Artist’s Response To Being Mocked By Sacha Baron Cohen Is Incredibly Gracious
You can’t bullshit a bullshitter. But you can convince an artist that fecal smears can be fine art, and that’s just what Sacha Baron Cohen did in the first episode of his new Showtime series, “Who Is America,” on Sunday.
In a slew of interviews, most notably one with the Washington Post, Christy Cones has come forward to clear her name, so to speak. The gallerist and PhD, who was the focus of a segment by Baron Cohen mocking the fine art industry, responded to learning that she was the target of a stunt with unprecedented grace and humor.
Above all, she has more questions. Cones told the Post, “Even now, I know now it’s fake, but I still think a lot of the ideas are real.” Baron Cohen, she contends, only proved the fantastic subjectivity of art by mocking it. In trying, perhaps, to destroy art, he created it.
She explained, “Art is what we say it is. Is it art for rain to fall on the sidewalk in a certain way? Some would say tears dropping down on a love letter is art. Is this art? Someone who is stuck in prison, and they put their whole heart into something? I’d love to have that argument.” Cones added that she thinks Baron Cohen himself, in making his show, is making a kind of argument for art.
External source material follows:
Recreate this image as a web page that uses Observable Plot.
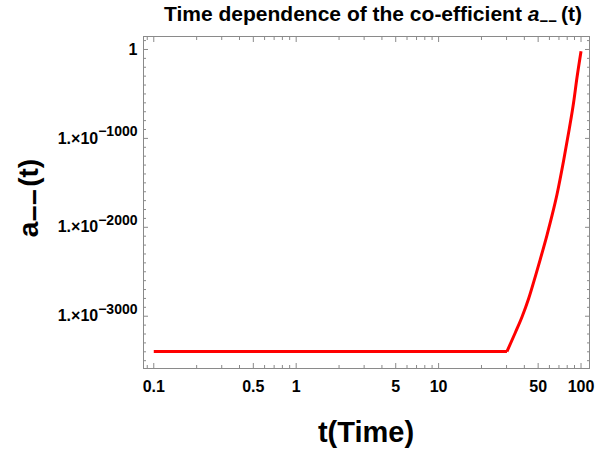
<!DOCTYPE html>
<html>
<head>
<meta charset="utf-8">
<script src="https://cdn.jsdelivr.net/npm/d3@7"></script>
<script src="https://cdn.jsdelivr.net/npm/@observablehq/plot@0.6"></script>
<style>
  body { margin: 0; background: #fff; }
  #chart { width: 606px; height: 457px; }
</style>
</head>
<body>
<div id="chart"></div>
<script>
// time values t (log axis)
const tValues = [0.1, 30.2, 34.6, 38.5, 42.9, 47.8, 51.8, 57.7, 62.6, 67.8, 75.5, 82.8, 88.7, 93.7, 100];
// log10 of a--(t)
const log10A = [-3397, -3397, -3183, -3009, -2801, -2551, -2357, -2087, -1867, -1631, -1249, -889, -596, -315, -20];

// ticks
const xMajor = [0.1, 0.5, 1, 5, 10, 50, 100];
const xMajorLabels = ["0.1", "0.5", "1", "5", "10", "50", "100"];
const xMinor = [0.09, 0.2, 0.3, 0.4, 0.6, 0.7, 0.8, 0.9, 2, 3, 4, 6, 7, 8, 9, 20, 30, 40, 60, 70, 80, 90];
const yMajor = [0, -1000, -2000, -3000];
const yMinor = [100, -100, -200, -300, -400, -500, -600, -700, -800, -900,
  -1100, -1200, -1300, -1400, -1500, -1600, -1700, -1800, -1900,
  -2100, -2200, -2300, -2400, -2500, -2600, -2700, -2800, -2900,
  -3100, -3200, -3300, -3400, -3500];

const titleText = "Time dependence of the co-efficient ";
const xLabel = "t(Time)";

const data = tValues.map((t, i) => ({t, logA: log10A[i]}));
const flat = data.slice(0, 2);
const rise = data.slice(1);
const font = '"Liberation Sans", Arial, Helvetica, sans-serif';
const W = 606, H = 457, mL = 143, mR = 17, mT = 36, mB = 89;
const gray = "#8a8a8a";

const yFmt = d => d === 0 ? "1" : "1.\u00d710^\u2212" + Math.abs(d);

const plot = Plot.plot({
  width: W, height: H,
  marginTop: mT, marginBottom: mB, marginLeft: mL, marginRight: mR,
  style: {fontFamily: font, fontWeight: "bold", fontSize: "16px", color: "black", background: "white"},
  x: {type: "log", domain: [0.0847, 114.7], axis: null},
  y: {domain: [-3588, 146], axis: null},
  marks: [
    Plot.frame({stroke: gray}),
    Plot.axisX(xMajor, {anchor: "bottom", tickSize: -5, fill: "none", stroke: gray, label: null}),
    Plot.axisX(xMajor, {anchor: "top", tickSize: -5, fill: "none", stroke: gray, label: null}),
    Plot.axisX(xMinor, {anchor: "bottom", tickSize: -3, fill: "none", stroke: gray, label: null}),
    Plot.axisX(xMinor, {anchor: "top", tickSize: -3, fill: "none", stroke: gray, label: null}),
    Plot.axisY(yMajor, {anchor: "left", tickSize: -5, fill: "none", stroke: gray, label: null}),
    Plot.axisY(yMajor, {anchor: "right", tickSize: -5, fill: "none", stroke: gray, label: null}),
    Plot.axisY(yMinor, {anchor: "left", tickSize: -3, fill: "none", stroke: gray, label: null}),
    Plot.axisY(yMinor, {anchor: "right", tickSize: -3, fill: "none", stroke: gray, label: null}),
    Plot.text(xMajor, {x: d => d, frameAnchor: "bottom", lineAnchor: "top", dy: 12,
      text: (d, i) => xMajorLabels[i], fill: "black", fontSize: 16, fontWeight: "bold"}),
    Plot.axisY(yMajor, {anchor: "left", tickSize: 0, tickPadding: 6, tickFormat: yFmt, label: null, fill: "black"}),
    Plot.line(flat, {x: "t", y: "logA", stroke: "#ff0000", strokeWidth: 3, strokeLinecap: "butt", strokeLinejoin: "round"}),
    Plot.line(rise, {x: "t", y: "logA", stroke: "#ff0000", strokeWidth: 3, strokeLinecap: "butt", strokeLinejoin: "round", curve: "monotone-x"})
  ]
});

const svg = d3.select(plot);
// superscript exponents on y tick labels
svg.selectAll("text").each(function() {
  const s = this.textContent;
  if (s.includes("^")) {
    const [base, exp] = s.split("^");
    this.textContent = "";
    const t = d3.select(this);
    t.append("tspan").text(base);
    t.append("tspan").attr("dy", "-0.55em").attr("font-size", "14px").text(exp);
  }
});

const cx = mL + (W - mL - mR) / 2;
// title
const title = svg.append("text")
  .attr("x", cx + 7).attr("y", 20.5)
  .attr("text-anchor", "middle")
  .attr("font-family", font).attr("font-weight", "bold").attr("font-size", 21)
  .attr("fill", "black");
title.append("tspan").text(titleText);
title.append("tspan").attr("font-style", "italic").text("a");
title.append("tspan").attr("font-size", 15).attr("dy", 5).text("\u2212\u2212");
title.append("tspan").attr("dy", -5).attr("dx", 4).text("(t)");

// x label
svg.append("text")
  .attr("x", cx).attr("y", 442)
  .attr("text-anchor", "middle")
  .attr("font-family", font).attr("font-weight", "bold").attr("font-size", 29)
  .attr("fill", "black")
  .text(xLabel);

// y label
const cy = mT + (H - mT - mB) / 2;
const yl = svg.append("text")
  .attr("transform", `translate(38,${cy - 4}) rotate(-90)`)
  .attr("text-anchor", "middle")
  .attr("font-family", font).attr("font-weight", "bold").attr("font-size", 28)
  .attr("fill", "black");
yl.append("tspan").text("a");
yl.append("tspan").attr("dy", 6).text("\u2212\u2212");
yl.append("tspan").attr("dy", -6).attr("dx", 2).text("(t)");

document.getElementById("chart").appendChild(plot);
</script>
</body>
</html>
She said, “Art is always subjective, but to me it seems like [his show] is [art] — a kind of performance art, at least.”
Cones was framed and presented to mass international audiences as a laughingstock. Is she mad? Nope. “He duped me? He made me the fool?” she asked. “Sacha Baron Cohen doesn’t impress me. I’ve been with billionaires, and I’ve been with bag ladies. No one is better than the other.” Plus, after suffering the recent loss of a close friend, she said, “It’s nice to have some comic relief.”
Cohen, she said lovingly, is “a nut case,” adding, “God bless him.” But she also told Politico that he’s “a total genius.”
She does say that she never got a copy of the portrait Baron Cohen made out of her, ostensibly using his own bodily fluids. And she has a more specific request for the erstwhile poop-artist — “Come down to the gallery,” she said. “Come down and buy a painting.”